━━ LISTING

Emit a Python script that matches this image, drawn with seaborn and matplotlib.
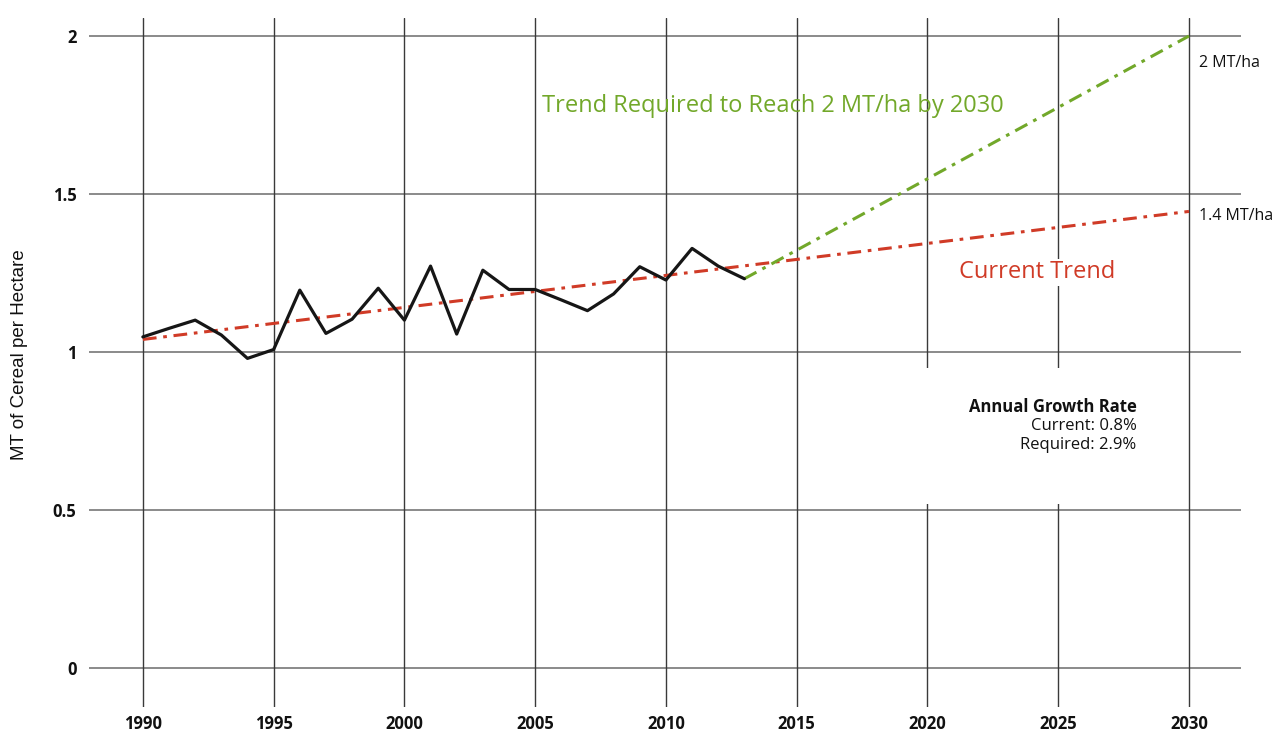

━━━━
━━ LISTING

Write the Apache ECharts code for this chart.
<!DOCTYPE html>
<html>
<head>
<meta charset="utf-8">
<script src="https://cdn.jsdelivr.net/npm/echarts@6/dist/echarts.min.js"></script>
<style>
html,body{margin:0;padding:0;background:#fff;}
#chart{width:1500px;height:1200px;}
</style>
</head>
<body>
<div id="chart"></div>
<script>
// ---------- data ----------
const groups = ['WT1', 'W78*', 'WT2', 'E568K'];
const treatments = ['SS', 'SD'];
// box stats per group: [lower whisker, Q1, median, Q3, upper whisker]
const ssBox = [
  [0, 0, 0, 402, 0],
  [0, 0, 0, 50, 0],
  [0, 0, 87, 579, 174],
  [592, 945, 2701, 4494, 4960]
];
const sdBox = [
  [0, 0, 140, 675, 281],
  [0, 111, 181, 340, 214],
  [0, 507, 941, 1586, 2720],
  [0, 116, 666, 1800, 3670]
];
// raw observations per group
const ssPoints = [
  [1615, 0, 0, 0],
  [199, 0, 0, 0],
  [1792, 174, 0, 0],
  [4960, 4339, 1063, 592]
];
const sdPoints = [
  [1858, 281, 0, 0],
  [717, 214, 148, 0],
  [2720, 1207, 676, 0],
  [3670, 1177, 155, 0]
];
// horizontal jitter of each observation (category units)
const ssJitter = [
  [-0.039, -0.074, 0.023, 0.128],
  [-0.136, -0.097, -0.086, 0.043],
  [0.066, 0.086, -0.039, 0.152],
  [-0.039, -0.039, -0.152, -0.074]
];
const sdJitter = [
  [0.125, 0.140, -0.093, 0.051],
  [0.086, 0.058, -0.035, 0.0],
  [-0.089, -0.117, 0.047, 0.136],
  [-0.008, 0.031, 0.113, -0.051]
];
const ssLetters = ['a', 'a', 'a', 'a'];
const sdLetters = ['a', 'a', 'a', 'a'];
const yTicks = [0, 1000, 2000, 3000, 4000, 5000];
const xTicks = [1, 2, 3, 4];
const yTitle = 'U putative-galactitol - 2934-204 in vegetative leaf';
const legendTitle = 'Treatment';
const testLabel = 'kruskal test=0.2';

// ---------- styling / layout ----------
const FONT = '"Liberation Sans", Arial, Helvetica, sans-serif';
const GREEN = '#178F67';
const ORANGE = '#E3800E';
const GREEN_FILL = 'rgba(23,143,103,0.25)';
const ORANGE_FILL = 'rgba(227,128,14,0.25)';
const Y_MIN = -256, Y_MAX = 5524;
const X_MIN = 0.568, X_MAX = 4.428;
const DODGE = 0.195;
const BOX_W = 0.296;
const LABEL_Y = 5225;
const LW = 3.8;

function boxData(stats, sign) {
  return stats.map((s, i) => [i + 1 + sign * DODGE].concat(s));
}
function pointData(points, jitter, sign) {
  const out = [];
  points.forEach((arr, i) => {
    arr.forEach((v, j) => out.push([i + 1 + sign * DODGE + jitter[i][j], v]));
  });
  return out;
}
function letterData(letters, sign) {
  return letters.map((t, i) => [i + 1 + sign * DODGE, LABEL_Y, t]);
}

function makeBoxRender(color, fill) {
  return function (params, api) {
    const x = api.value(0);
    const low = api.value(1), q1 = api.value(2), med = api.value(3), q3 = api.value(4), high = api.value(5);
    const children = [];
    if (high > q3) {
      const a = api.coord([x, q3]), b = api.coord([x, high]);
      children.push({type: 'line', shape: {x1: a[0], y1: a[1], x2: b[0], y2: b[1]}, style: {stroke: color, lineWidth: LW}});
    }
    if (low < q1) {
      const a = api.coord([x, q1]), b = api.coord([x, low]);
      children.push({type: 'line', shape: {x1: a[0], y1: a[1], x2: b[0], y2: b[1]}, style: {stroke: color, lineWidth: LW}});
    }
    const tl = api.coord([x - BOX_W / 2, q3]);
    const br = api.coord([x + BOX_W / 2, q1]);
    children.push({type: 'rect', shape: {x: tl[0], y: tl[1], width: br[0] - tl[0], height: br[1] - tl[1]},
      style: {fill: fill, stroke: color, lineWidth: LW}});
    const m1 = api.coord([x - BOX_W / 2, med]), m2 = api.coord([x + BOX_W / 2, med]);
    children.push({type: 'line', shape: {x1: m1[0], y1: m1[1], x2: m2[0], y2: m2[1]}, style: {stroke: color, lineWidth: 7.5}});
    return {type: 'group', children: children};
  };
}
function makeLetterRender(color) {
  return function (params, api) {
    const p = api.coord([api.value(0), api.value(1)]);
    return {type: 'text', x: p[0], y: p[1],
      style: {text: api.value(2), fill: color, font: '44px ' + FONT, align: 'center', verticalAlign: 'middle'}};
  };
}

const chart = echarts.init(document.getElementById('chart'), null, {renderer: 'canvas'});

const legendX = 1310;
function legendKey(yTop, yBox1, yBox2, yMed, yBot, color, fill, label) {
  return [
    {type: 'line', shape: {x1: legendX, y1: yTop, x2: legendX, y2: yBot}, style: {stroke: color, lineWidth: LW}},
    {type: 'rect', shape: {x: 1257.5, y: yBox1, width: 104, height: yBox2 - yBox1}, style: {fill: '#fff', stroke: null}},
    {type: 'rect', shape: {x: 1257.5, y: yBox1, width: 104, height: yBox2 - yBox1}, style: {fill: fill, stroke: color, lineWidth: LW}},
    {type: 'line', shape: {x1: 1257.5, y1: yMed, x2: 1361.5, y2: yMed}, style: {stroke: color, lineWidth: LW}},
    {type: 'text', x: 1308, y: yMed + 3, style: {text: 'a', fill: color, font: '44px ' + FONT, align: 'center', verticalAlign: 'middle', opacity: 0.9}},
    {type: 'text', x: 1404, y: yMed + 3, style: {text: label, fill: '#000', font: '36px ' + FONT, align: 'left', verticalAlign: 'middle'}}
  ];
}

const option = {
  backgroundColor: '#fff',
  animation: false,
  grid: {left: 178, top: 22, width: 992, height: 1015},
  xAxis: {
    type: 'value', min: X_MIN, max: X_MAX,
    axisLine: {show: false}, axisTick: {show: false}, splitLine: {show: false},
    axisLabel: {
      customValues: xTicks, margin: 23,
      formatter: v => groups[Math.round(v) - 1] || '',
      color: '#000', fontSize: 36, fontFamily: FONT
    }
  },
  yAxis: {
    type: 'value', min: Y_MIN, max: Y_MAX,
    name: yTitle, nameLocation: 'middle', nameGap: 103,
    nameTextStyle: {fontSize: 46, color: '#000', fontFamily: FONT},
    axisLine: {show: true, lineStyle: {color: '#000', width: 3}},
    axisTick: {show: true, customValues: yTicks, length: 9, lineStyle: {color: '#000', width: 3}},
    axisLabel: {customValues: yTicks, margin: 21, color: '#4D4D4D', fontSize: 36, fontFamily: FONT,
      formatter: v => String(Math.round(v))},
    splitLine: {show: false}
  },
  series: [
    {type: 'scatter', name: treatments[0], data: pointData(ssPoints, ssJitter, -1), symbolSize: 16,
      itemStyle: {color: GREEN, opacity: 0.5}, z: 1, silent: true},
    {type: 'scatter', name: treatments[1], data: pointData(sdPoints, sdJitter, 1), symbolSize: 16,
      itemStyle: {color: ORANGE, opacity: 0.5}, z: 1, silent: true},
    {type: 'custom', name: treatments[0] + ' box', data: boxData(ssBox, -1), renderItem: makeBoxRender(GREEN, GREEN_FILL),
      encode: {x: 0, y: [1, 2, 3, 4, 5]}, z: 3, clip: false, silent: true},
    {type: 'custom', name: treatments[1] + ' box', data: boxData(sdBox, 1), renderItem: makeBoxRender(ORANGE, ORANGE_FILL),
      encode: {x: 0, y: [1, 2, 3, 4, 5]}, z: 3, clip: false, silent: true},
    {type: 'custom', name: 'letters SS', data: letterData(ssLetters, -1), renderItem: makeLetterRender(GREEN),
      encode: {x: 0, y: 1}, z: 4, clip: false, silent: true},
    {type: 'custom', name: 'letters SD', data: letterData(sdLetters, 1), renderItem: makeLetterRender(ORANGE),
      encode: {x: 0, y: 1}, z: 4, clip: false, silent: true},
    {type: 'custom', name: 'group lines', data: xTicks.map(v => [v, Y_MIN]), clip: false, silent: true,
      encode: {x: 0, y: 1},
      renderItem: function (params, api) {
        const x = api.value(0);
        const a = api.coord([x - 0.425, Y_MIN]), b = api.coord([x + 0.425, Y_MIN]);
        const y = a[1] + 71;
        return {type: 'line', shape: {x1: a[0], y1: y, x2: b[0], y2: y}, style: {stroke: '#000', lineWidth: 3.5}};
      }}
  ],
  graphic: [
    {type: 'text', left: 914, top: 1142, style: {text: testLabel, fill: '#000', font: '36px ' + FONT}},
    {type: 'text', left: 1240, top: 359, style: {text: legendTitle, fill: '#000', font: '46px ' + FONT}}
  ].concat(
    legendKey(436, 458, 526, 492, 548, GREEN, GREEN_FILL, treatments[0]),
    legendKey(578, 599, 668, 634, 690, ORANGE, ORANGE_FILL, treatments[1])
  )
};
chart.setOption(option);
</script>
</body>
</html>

━━━━
━━ LISTING

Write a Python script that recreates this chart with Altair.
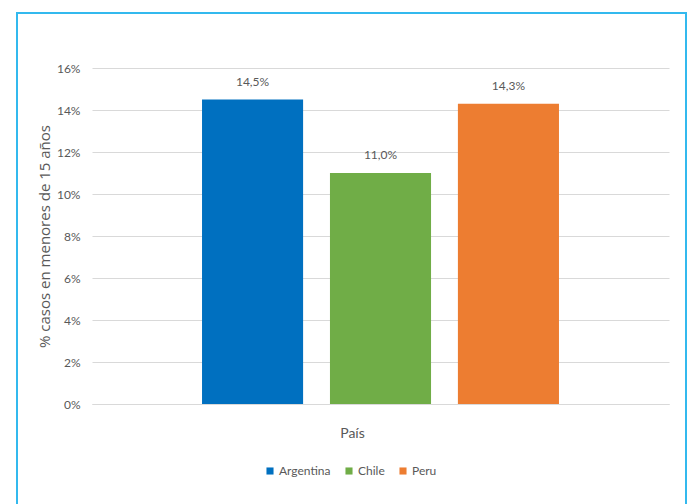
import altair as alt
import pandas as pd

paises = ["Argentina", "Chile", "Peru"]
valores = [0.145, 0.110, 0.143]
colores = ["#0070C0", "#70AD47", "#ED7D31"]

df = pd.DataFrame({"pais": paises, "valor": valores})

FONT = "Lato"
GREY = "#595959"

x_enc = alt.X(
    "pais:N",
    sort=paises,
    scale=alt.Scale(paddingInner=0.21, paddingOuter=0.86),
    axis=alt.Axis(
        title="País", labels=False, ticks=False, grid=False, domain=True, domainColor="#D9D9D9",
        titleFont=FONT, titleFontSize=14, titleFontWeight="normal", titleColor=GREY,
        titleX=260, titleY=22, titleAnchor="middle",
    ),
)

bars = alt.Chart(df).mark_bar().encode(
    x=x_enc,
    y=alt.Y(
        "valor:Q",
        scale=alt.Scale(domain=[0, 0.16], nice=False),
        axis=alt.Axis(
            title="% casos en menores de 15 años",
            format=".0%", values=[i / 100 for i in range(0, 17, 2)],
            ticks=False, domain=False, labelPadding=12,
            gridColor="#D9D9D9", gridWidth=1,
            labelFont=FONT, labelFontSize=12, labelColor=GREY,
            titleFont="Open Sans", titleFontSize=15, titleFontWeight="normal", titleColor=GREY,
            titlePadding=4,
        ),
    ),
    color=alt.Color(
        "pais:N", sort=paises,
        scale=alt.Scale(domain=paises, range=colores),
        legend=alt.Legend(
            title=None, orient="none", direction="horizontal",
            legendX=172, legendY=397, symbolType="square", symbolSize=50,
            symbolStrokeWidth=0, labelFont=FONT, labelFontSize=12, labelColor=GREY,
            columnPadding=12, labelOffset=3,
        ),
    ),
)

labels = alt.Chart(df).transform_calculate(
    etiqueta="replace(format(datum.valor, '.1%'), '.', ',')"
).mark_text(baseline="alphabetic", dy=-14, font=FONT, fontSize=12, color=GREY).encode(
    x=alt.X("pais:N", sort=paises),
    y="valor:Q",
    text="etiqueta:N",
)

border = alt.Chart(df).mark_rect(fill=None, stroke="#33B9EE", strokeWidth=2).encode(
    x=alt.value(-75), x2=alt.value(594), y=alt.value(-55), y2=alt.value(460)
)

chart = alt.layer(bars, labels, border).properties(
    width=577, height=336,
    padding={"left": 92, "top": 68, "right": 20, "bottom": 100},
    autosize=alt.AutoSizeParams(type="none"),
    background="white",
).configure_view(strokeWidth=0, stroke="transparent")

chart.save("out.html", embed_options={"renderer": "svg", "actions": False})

━━━━

▶ **SHORT TASK**
Using the entries above, return each line in which the word "Write" occurs.

▶ **FULL ANSWER**
Write the Apache ECharts code for this chart.
Write a Python script that recreates this chart with Altair.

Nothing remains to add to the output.